The community welcomes Ruth, an outsider, gathers around her, and takes her in, and feeds her (it is no accident that so much of the story has to do with grain, food, and drink). She and her mother-in-law Naomi are redeemed, it says, meaning claimed. As a consequence, the family line is extended on to David, Israel’s greatest king, and according to Matthew’s Gospel, on to Jesus.

Ruth and Naomi come to the story with nothing. They are impoverished and without stature. The widow who trusts Elijah in the second reading has nothing. Just enough food to eat one last meal. The widow in the Gospel story has nothing. Just a little to give all of it away. We don’t know what happens to that woman. But we do know that Elijah and the widow, and Ruth and Naomi, survive. They do so because of a mixture of God’s intervention plus God’s actions implemented in the actions of other people. People acting together and trusting one another as much as they are able.

In the Gospel reading, Jesus has contempt for the scribes. They are both arrogant and cruel, devouring widows’ houses and who knows what else. In their cruelty, they deny God’s commandment, reiterated by Jesus, to care for those who are in need. In their arrogance, they forget that God is the creator and source. They congratulate themselves, patting themselves on the back, think themselves especially worthy of respect and places of honor. They imagine themselves to be responsible for their lives of abundance.

They do not recognize how they are the product of God’s grace and the many graces of the people of the culture in which they live.

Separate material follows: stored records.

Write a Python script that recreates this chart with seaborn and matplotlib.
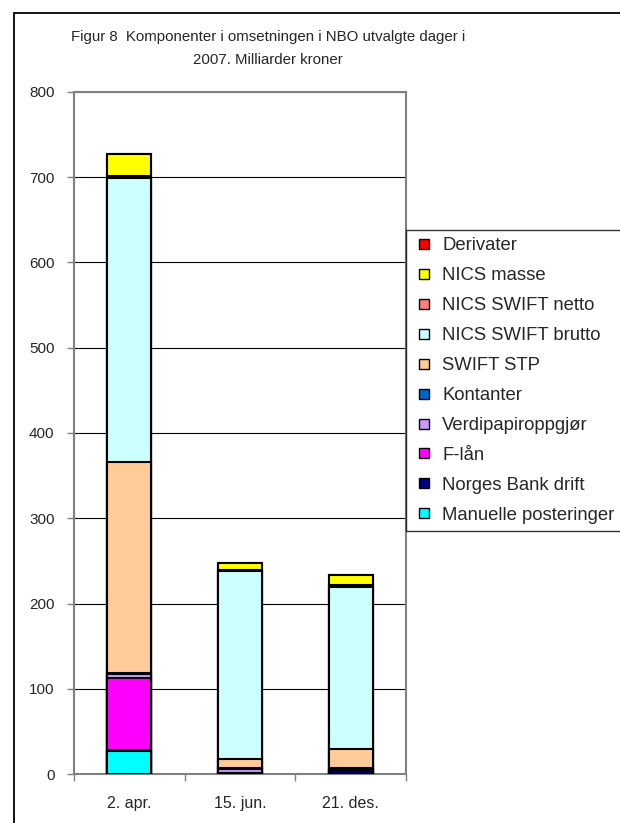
import matplotlib
matplotlib.use("Agg")
import matplotlib.pyplot as plt
import seaborn as sns
import numpy as np
from matplotlib.lines import Line2D
from matplotlib.patches import Rectangle

categories = ["2. apr.", "15. jun.", "21. des."]

# series listed bottom -> top of the stack
series_names = [
    "Manuelle posteringer",
    "Norges Bank drift",
    "F-lån",
    "Verdipapiroppgjør",
    "Kontanter",
    "SWIFT STP",
    "NICS SWIFT brutto",
    "NICS SWIFT netto",
    "NICS masse",
    "Derivater",
]
manuelle = [27, 0, 0]
nb_drift = [1, 1, 3]
f_laan = [85, 0, 0]
verdipapir = [4, 5, 3]
kontanter = [1, 0.5, 1]
swift_stp = [248, 11, 22]
nics_brutto = [333, 221, 190]
nics_netto = [2, 1, 3]
nics_masse = [26, 8, 11]
derivater = [0.5, 0, 0.5]

series_values = [manuelle, nb_drift, f_laan, verdipapir, kontanter,
                 swift_stp, nics_brutto, nics_netto, nics_masse, derivater]
series_colors = ["#00FFFF", "#000080", "#FF00FF", "#CC99FF", "#0066CC",
                 "#FFCC99", "#CCFFFF", "#FF8080", "#FFFF00", "#FF0000"]

yticks = [0, 100, 200, 300, 400, 500, 600, 700, 800]

sns.set_style("white")
plt.rcParams["font.family"] = ["Liberation Sans", "DejaVu Sans"]

W, H = 620, 823
fig = plt.figure(figsize=(W / 100, H / 100), dpi=100)
ax = fig.add_axes([74 / W, 1 - 774 / H, 332 / W, 682 / H])

cum = np.cumsum(np.array(series_values, dtype=float), axis=0)
# draw tallest cumulative first, shorter ones on top
for i in range(len(series_names) - 1, -1, -1):
    sns.barplot(x=categories, y=cum[i], order=categories, color=series_colors[i],
                saturation=1, width=0.4, edgecolor="black", linewidth=1.5,
                ax=ax, zorder=3)

ax.set_ylim(0, 800)
ax.set_xlim(-0.5, 2.5)
ax.set_yticks(yticks)
ax.set_yticklabels([str(v) for v in yticks])
ax.set_xticks(range(len(categories)))
ax.set_xticklabels(categories)
ax.set_xticks([-0.5, 0.5, 1.5, 2.5], minor=True)
ax.set_xlabel("")
ax.set_ylabel("")
ax.set_axisbelow(True)
ax.yaxis.grid(True, color="black", linewidth=0.8)
ax.xaxis.grid(False)
for sp in ax.spines.values():
    sp.set_visible(True)
    sp.set_color("#808080")
    sp.set_linewidth(1.5)
ax.tick_params(axis="x", which="major", length=0, pad=16, labelsize=11.5)
ax.tick_params(axis="x", which="minor", length=5, width=1, color="#808080", direction="out", bottom=True)
ax.tick_params(axis="y", length=5, width=1, color="#808080", direction="out", left=True, pad=9, labelsize=11)

fig.text(268 / W, 1 - 48.5 / H, "Figur 8  Komponenter i omsetningen i NBO utvalgte dager i\n2007. Milliarder kroner",
         ha="center", va="center", fontsize=10.8, linespacing=1.75)

handles = [Line2D([], [], linestyle="none", marker="s", markersize=6.5,
                  markerfacecolor=series_colors[i], markeredgecolor="black", markeredgewidth=1)
           for i in range(len(series_names) - 1, -1, -1)]
labels = [series_names[i] for i in range(len(series_names) - 1, -1, -1)]
leg = fig.legend(handles, labels, loc="upper left", bbox_to_anchor=(406 / W, 1 - 230 / H),
                 borderaxespad=0, frameon=True, fancybox=False, edgecolor="black",
                 fontsize=13.3, handlelength=1.2, handletextpad=0.35, labelspacing=0.70,
                 borderpad=0.4)
leg.get_frame().set_linewidth(1.0)

fig.patches.append(Rectangle((13.5 / W, -0.1), 1.2, 1.1 - 13 / H, transform=fig.transFigure,
                             fill=False, edgecolor="black", linewidth=1.3))

fig.savefig("out.png", dpi=100, facecolor="white")
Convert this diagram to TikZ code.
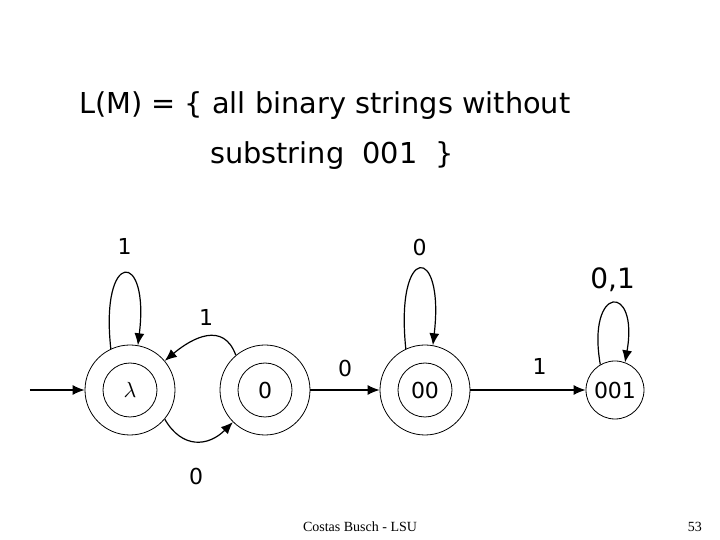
\documentclass[tikz,border=0pt]{standalone}
\usepackage{fontspec}
\setmainfont{DejaVu Sans}
\newfontfamily\footfont{Liberation Serif}
\usetikzlibrary{arrows.meta}
\tikzset{
  state/.style={circle,draw,thin,minimum size=45pt,inner sep=0pt,font=\fontsize{11}{13}\selectfont},
  accepting/.style={append after command={\pgfextra{\draw[thin] (\tikzlastnode.center) circle[radius=13.5pt];}}},
  edge/.style={-{Latex[length=6pt,width=5pt]},semithick},
  lbl/.style={font=\fontsize{11}{13}\selectfont}
}
\begin{document}
\begin{tikzpicture}[x=0.5pt,y=-0.5pt]
  \useasboundingbox (0,0) rectangle (720,540);
  % title
  \node[anchor=base west,font=\fontsize{14.4}{17}\selectfont] (title1) at (72,114) {L(M) = \{ all binary strings without};
  \node[anchor=base west,font=\fontsize{14.4}{17}\selectfont] (title2) at (203,164) {substring \ 001 \ \}};
  % states
  \node[state,accepting] (lam) at (130,390) {$\lambda$};
  \node[state,accepting] (q0) at (265,390) {0};
  \node[state,accepting] (q00) at (425,390) {00};
  \node[state,minimum size=29pt] (q001) at (615,390) {001};
  \coordinate (start) at (30,390);

  \draw[edge] (start) -- (lam);
  \draw[edge] (q0) -- node[lbl,above,pos=0.5,yshift=3pt] {0} (q00);
  \draw[edge] (q00) -- node[lbl,above,pos=0.6,yshift=4pt] {1} (q001);
  \draw[edge] (q0.130) to[out=110,in=40,looseness=1.3] node[lbl,above,yshift=2pt] {1} (lam.40);
  \draw[edge] (lam.-40) to[out=-60,in=-135,looseness=1.3] node[lbl,below,yshift=-10pt] {0} (q0.-135);
  \draw[edge] (lam.115) .. controls +(-11,-100) and +(12,-96) .. node[lbl,above,pos=0.5,yshift=6pt] {1} (lam.80);
  \draw[edge] (q00.115) .. controls +(-11,-106) and +(12,-102) .. node[lbl,above,pos=0.5,yshift=3pt] {0} (q00.80);
  \draw[edge] (q001.120) .. controls +(-14,-80) and +(14,-80) .. node[lbl,above,yshift=2pt,font=\fontsize{14}{16}\selectfont] {0,1} (q001.70);

  % footer
  \node[font=\footfont\fontsize{7}{8}\selectfont] (foot) at (360,527) {Costas Busch - LSU};
  \node[font=\footfont\fontsize{7}{8}\selectfont] (page) at (695,527) {53};
\end{tikzpicture}
\end{document}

They forget somehow—something that the characters in the story of Ruth would never forget—that people are interdependent. The fortunes of each of us are tangled up with the fortunes of all of us. The scribes in Jesus’ story are the rulers the psalm warns against.

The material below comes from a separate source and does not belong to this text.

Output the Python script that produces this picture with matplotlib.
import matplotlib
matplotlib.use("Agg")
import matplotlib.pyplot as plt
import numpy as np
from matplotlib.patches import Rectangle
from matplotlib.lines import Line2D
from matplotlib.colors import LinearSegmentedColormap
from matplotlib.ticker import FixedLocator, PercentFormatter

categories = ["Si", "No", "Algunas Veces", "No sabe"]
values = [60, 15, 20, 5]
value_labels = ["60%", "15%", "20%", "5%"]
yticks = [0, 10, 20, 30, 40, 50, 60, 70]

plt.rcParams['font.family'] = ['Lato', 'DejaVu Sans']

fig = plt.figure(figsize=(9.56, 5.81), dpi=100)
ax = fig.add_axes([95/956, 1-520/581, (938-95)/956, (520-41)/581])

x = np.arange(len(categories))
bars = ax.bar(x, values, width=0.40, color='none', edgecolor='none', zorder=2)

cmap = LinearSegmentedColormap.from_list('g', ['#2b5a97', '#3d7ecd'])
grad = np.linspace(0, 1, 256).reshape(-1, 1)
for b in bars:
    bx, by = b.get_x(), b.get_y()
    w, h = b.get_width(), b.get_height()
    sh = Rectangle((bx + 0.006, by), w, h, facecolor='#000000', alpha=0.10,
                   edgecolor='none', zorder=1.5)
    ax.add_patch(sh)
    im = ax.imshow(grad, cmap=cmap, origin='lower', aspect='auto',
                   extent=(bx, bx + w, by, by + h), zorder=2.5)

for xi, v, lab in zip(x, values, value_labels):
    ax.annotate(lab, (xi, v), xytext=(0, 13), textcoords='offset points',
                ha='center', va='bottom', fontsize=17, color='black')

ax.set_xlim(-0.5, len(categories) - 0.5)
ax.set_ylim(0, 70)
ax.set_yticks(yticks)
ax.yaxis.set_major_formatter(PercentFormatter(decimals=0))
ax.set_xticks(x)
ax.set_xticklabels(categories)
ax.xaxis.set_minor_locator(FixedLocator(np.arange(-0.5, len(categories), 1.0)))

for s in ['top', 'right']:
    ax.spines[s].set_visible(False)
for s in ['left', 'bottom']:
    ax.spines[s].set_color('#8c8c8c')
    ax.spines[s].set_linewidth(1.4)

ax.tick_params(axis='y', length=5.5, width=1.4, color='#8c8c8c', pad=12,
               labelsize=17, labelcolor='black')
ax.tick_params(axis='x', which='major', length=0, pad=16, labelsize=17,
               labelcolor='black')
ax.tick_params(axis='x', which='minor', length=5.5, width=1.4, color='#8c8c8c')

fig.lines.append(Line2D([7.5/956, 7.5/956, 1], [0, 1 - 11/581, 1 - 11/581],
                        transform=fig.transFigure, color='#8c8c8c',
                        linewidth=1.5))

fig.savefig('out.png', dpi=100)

The genealogical line from Abraham to Jesus that begins the first chapter of the Gospel of Matthew goes through Ruth. This is remarkable. Ruth is an outsider, a Moabite. The rules and tradition among Israelites against intermarriage were very strong. Yet Ruth marries Boaz, and they give birth to a child, even though Boaz is getting on in years. And that child becomes the grandfather of great king David.

The line runs through Ruth plus three other gentile women: Rahab, Tamar, Bathsheba, plus Ruth. Without these foreigners, these people otherwise despised, there would be no line. (In fact, Tamar is remembered by the townspeople as they give a blessing to Ruth). The righteous scribes need to remember that they would not have wealth and power without these four women.

We can conclude from Ruth’s story and the story of the others that God is not inclined to stand on ceremony when something needs to get done. It is not so much that God has a plan and finds the best people to implement it. It is rather that God makes good use of the people who happen to be there. It seems that God extracts the plan from the events that have already unfolded.

A corollary to this is that God works in the daily lives and decisions of people, and lots of different kinds of people—even leaders. And also that the interdependence of people is a form of God’s grace. A means of grace.

I’d like to say a word about Veterans Day, which is today. It used to be called Armistice Day, when the first World War ended. The eleventh hour on the 11th day of the 11th month. It was meant originally to celebrate the end of war in general. We see how well that worked out. But hoping for an end to war especially on this day is not foolishness.

We continue to hope for peace because we learn from these stories and others that even the very unlikely—the inconceivable—is possible with God. Using us, God’s children. And showing us again and again that we are all in this together. And teaching us to trust in God by trusting one another, God’s daughters and sons.